By Susan Older
May 15, 2011
A former colleague from UPI posted a comment on my Real World Media blog yesterday jokingly lamenting the fact that it took him a year to respond to my commentary of March 14, 2010, regarding sloppy copy.
I responded that the issue is still relevant. As we all know, it seems to be getting worse. I can honestly say that it’s rare to find a story on the website of a major publication, one I once respected, that is free of grammatical or spelling errors.
As we all know, readers who see errors in spelling and grammar are likely to wonder whether there are also errors in reporting, quotes, and in the substance of the story.
There is another comment on the same blog post, also from a former colleague, a guy I worked with back at USA Today.
The original commentary, “The world needs good editors,” appeared on this Real World Media blog and on DisplacedJournalists.com.
Both comments are from journalists I respect. They both hit the nail on the head.
I think there are far too few seasoned editors in newsrooms these days; they’ve all been laid off, bought out, fired or otherwise cast adrift.
This leaves a few exceedingly busy seasoned reporters (if you’re lucky) to show young journalists the ropes, to mentor them, to teach them why perfection is not optional, to help them resolve ethical dilemmas, to teach them how to file an FOI request and why you would want to, and to help them learn to craft their stories well, keeping the readers’ needs in mind.
Gone are the pros, the journalists who’ve been around, the ones who held us accountable because we still had a lot to learn.
Remember how much passion there was in newsrooms in the old days? People cared, so much so that they were willing to fight over matters of principle.
Remember the gut-wrenching sound of a pica pole whacked on your desk just inches from your quivering hand? That’s what learning from the newsroom culture feels like.
Remember when you woke up in a cold sweat at 4 a.m. because your brain finally got around to telling you that you made a huge, embarrassing error on Page 1? That’s what learning from your own mistakes feels like.
These were the checks and balances that made our profession so great. I know plenty of young people are going to J-school these days, so there must be something about the profession that draws new recruits. I don’t mean to knock these students or recent graduates, either. I think it’s fantastic that people want to be journalists, and I think the new grads are just as smart as we were. I just don’t believe there are enough dyed-in-the-wool pros left in newsrooms to teach them well.
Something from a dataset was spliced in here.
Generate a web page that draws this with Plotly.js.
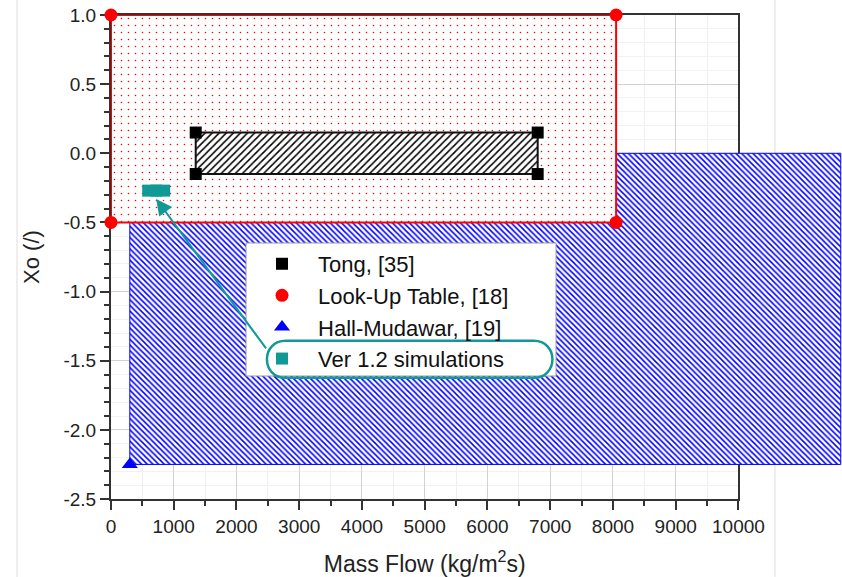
<!DOCTYPE html>
<html>
<head>
<meta charset="utf-8">
<script src="https://cdn.plot.ly/plotly-3.0.1.min.js"></script>
<style>html,body{margin:0;padding:0;background:#fff}#chart{width:842px;height:577px}</style>
</head>
<body>
<div id="chart"></div>
<script>
// ---- data ----
const seriesNames = ['Tong, [35]', 'Look-Up Table, [18]', 'Hall-Mudawar, [19]', 'Ver 1.2 simulations'];
const tongX = [1350, 6800, 6800, 1350];
const tongY = [0.15, 0.15, -0.15, -0.15];
const lutX = [0, 8050, 8050, 0];
const lutY = [1.0, 1.0, -0.5, -0.5];
const hallRegionX = [300, 11630, 11630, 300];
const hallRegionY = [0, 0, -2.25, -2.25];
const hallX = [300];
const hallY = [-2.25];
const simX = [720];
const simY = [-0.27];
const xTickVals = [0, 1000, 2000, 3000, 4000, 5000, 6000, 7000, 8000, 9000, 10000];
const xTickText = ['0', '1000', '2000', '3000', '4000', '5000', '6000', '7000', '8000', '9000', '10000'];
const yTickVals = [-2.5, -2.0, -1.5, -1.0, -0.5, 0.0, 0.5, 1.0];
const yTickText = ['-2.5', '-2.0', '-1.5', '-1.0', '-0.5', '0.0', '0.5', '1.0'];

// ---- styling ----
const TEAL = '#119995';
const X2_MAX = 11650;
const FRAME_FRAC = 10000 / X2_MAX;
const close = a => a.concat([a[0]]);

const traces = [
  { x: close(hallRegionX), y: close(hallRegionY), xaxis: 'x2', yaxis: 'y2', mode: 'lines', fill: 'toself',
    fillcolor: '#0000ff', fillpattern: { shape: '\\', fgcolor: '#0000ff', bgcolor: '#ffffff', size: 4, solidity: 0.38 },
    line: { color: '#0000ff', width: 1 }, showlegend: false, hoverinfo: 'skip' },
  { x: close(lutX), y: close(lutY), xaxis: 'x2', yaxis: 'y2', mode: 'lines', fill: 'toself',
    fillcolor: '#ff0000', fillpattern: { shape: '.', fgcolor: '#ff0000', bgcolor: '#ffffff', size: 7, solidity: 0.04 },
    line: { color: '#ff0000', width: 2 }, showlegend: false, hoverinfo: 'skip' },
  { x: close(tongX), y: close(tongY), xaxis: 'x2', yaxis: 'y2', mode: 'lines', fill: 'toself',
    fillcolor: '#000000', fillpattern: { shape: '/', fgcolor: '#000000', bgcolor: '#ffffff', size: 5, solidity: 0.3 },
    line: { color: '#111111', width: 2 }, showlegend: false, hoverinfo: 'skip' },
  { x: tongX, y: tongY, xaxis: 'x2', yaxis: 'y2', mode: 'markers', name: seriesNames[0], cliponaxis: false,
    marker: { symbol: 'square', size: 12, color: '#000000' } },
  { x: lutX, y: lutY, xaxis: 'x2', yaxis: 'y2', mode: 'markers', name: seriesNames[1], cliponaxis: false,
    marker: { symbol: 'circle', size: 13, color: '#ff0000' } },
  { x: hallX, y: hallY, xaxis: 'x2', yaxis: 'y2', mode: 'markers', name: seriesNames[2], cliponaxis: false,
    marker: { symbol: 'triangle-up', size: 14, color: '#0000ff' } },
  { x: simX, y: simY, xaxis: 'x2', yaxis: 'y2', mode: 'markers', name: seriesNames[3], cliponaxis: false,
    marker: { symbol: 'square', size: 12, color: TEAL } },
  { x: simX, y: simY, xaxis: 'x2', yaxis: 'y2', mode: 'markers', showlegend: false, cliponaxis: false, hoverinfo: 'skip',
    marker: { symbol: 'line-ew', size: 20, color: TEAL, line: { color: TEAL, width: 12 } } }
];

const axisCommon = {
  ticks: 'outside', ticklen: 9, tickwidth: 2, tickcolor: '#333',
  showline: true, linecolor: '#333', linewidth: 2, mirror: true,
  showgrid: true, gridcolor: '#d2d2d2', gridwidth: 1, zeroline: false,
  tickfont: { size: 19, color: '#222' }, fixedrange: true
};

const layout = {
  width: 842, height: 577,
  margin: { l: 111, r: 0, t: 15, b: 78 },
  paper_bgcolor: '#ffffff', plot_bgcolor: 'rgba(0,0,0,0)',
  font: { family: 'Liberation Sans, Arial, sans-serif', color: '#222' },
  xaxis: Object.assign({}, axisCommon, {
    domain: [0, FRAME_FRAC], range: [0, 10000], tickmode: 'array', tickvals: xTickVals, ticktext: xTickText,
    minor: { tickmode: 'linear', tick0: 0, dtick: 500, ticks: 'outside', ticklen: 5, tickwidth: 2, tickcolor: '#333', showgrid: true, gridcolor: '#efefef' },
    title: { text: 'Mass Flow (kg/m<sup>2</sup>s)', font: { size: 23, color: '#222' }, standoff: 21 }
  }),
  yaxis: Object.assign({}, axisCommon, {
    domain: [0, 1], range: [-2.5, 1.0], tickmode: 'array', tickvals: yTickVals, ticktext: yTickText,
    minor: { tickmode: 'linear', tick0: 0, dtick: 0.1, ticks: 'outside', ticklen: 5, tickwidth: 2, tickcolor: '#333', showgrid: true, gridcolor: '#f2f2f2' },
    title: { text: 'Xo (/)', font: { size: 22, color: '#222' }, standoff: 18 }
  }),
  xaxis2: { domain: [0, 1], range: [0, X2_MAX], visible: false, anchor: 'y2', fixedrange: true },
  yaxis2: { domain: [0, 1], range: [-2.5, 1.0], visible: false, anchor: 'x2', fixedrange: true },
  legend: {
    x: 0.1847, y: 0.529, xanchor: 'left', yanchor: 'top',
    bgcolor: 'rgba(0,0,0,0)', borderwidth: 0,
    font: { size: 22, color: '#111' }, itemwidth: 62, tracegroupgap: 0
  },
  shapes: [
    { type: 'line', xref: 'paper', yref: 'paper', x0: -0.1286, x1: -0.1286, y0: -0.161, y1: 1.031, layer: 'below', line: { color: '#dedede', width: 1 } },
    { type: 'line', xref: 'paper', yref: 'paper', x0: 0.9083, x1: 0.9083, y0: -0.161, y1: 1.031, layer: 'below', line: { color: '#dedede', width: 1 } },
    { type: 'rect', xref: 'paper', yref: 'paper', x0: 0.1847, x1: 0.6088, y0: 0.2541, y1: 0.5289, layer: 'above',
      fillcolor: '#ffffff', line: { color: '#9a9a9a', width: 1 } },
    { type: 'path', xref: 'x', yref: 'y', xsizemode: 'pixel', ysizemode: 'pixel', xanchor: 4760, yanchor: -1.49,
      path: 'M -124,-18.5 L 124,-18.5 C 149,-18.5 149,18.5 124,18.5 L -124,18.5 C -149,18.5 -149,-18.5 -124,-18.5 Z',
      line: { color: TEAL, width: 2.5 }, layer: 'above' }
  ],
  annotations: [
    { xref: 'x2', yref: 'y2', x: simX[0], y: -0.33, ax: 111, ay: 151, text: '', showarrow: true,
      arrowhead: 2, arrowsize: 1.6, arrowwidth: 2, arrowcolor: TEAL, standoff: 0 }
  ]
};

Plotly.newPlot('chart', traces, layout, { displayModeBar: false, responsive: false });
</script>
</body>
</html>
If you are a displaced journalist, you have probably been replaced – usually by someone who has less experience and is willing to work for far less money than you earned. However, too many of these replacements lack the education, the on-the-job training and the mentoring we received. I realize I’m generalizing, but I think this is largely accurate.
I think we all feel that it’s especially painful to see stories riddled with errors on the websites of The New York Times, The Washington Post, The Atlantic, CNN, USA Today, etc.
The really sad thing is that many of us love our profession so much that we would probably work for the same wages younger journalists make if it meant a once-trusted publication could turn out perfect copy again. But they won’t hire us.
I know why our cover letters and resumes get deleted without a response. Those at the top of news organizations see us as trouble. We know too much. We have opinions and we’re not afraid to express them. We might cause trouble. We might want to take their jobs or incite discontent. We might shake things up. They can’t have that, now, can they? Working in the newsroom of a financial site for just a year in the past decade taught me that.
In many ways, I like the new era. I love the Internet and I love digital media. I think with some proper guidance, it will all shake out to be good – different but good, much the same as we once progressed from radio to television.
Standing up for what you know to be right? That era is largely gone, along with the insistence on perfection. That was our era. This is a new one.
That’s why I started Displaced Journalists. That’s why I seek funding to create an innovative news operation bearing my existing company name, Real World Media. It would need to embody all the old fervor, fair compensation and high standards, while working as a digital operation on a digital platform. I do believe it can be done.
But back to my point: Errors sap trust. Hire some copy editors.
Nobody wants to read sloppy copy. More importantly: Nobody believes it.